SWU advocates for these low-wage workers that are paid at or little above the minimum wage and struggle to meet their basic needs. In the past year SWU helped pressure South San Independent School District to give its lowest paid employees their first pay raise in 5 years. However, these workers–whose work ensures that schools are operating successfully–are still paid well below a living wage needed to maintain a decent standard of living in our city.
This year’s State of the Union Address reminded us that the current federal minimum wage is worth about twenty percent less than when Ronald Reagan was president. This is the reality that low-wage workers face in spite of our rebounding economy. Through the work of unions, worker centers and advocates there is growing support to raise the minimum wage and honor the dignity of hard work. In addition, despite the legislative gridlock, there is overwhelming community support for inclusive immigration reform that honors the human rights of immigrant workers and their families.

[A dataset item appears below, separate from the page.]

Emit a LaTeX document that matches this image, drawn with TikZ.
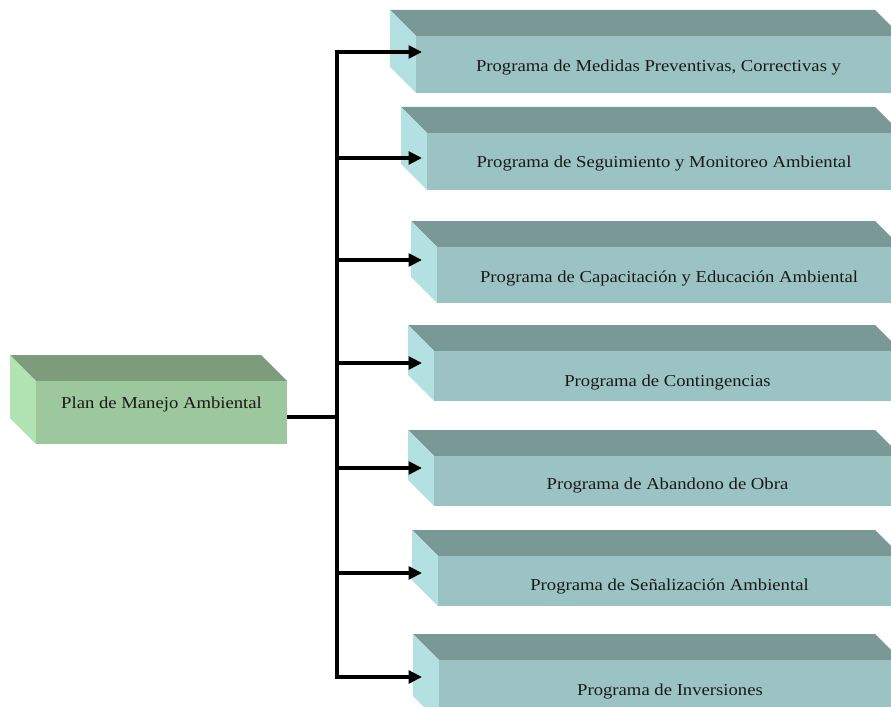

These issues arise from systemic injustice driven by globalization and privatization that devalues workers and tries to pit their interests against those of the consumer or taxpayer in a race to the bottom. SWU works with other organizations across the South to represent modern day working class struggles and connect them in a broader historical context. Collectively SWU and other community organizations across the region will hold May Day events to call for better wages and conditions for workers, a halt to deportations and separations of immigrant families and support for inclusive immigration reform for the 11 million immigrants here in our country.
On May 1 domestic workers, cafeteria workers, janitors, teachers and others will be in the streets to remind our legislators that working and immigrant families have sacrificed enough, and now is the time to raise the bar in our treatment of workers. Now is the time to demand the dignity and rights our current workforce deserves.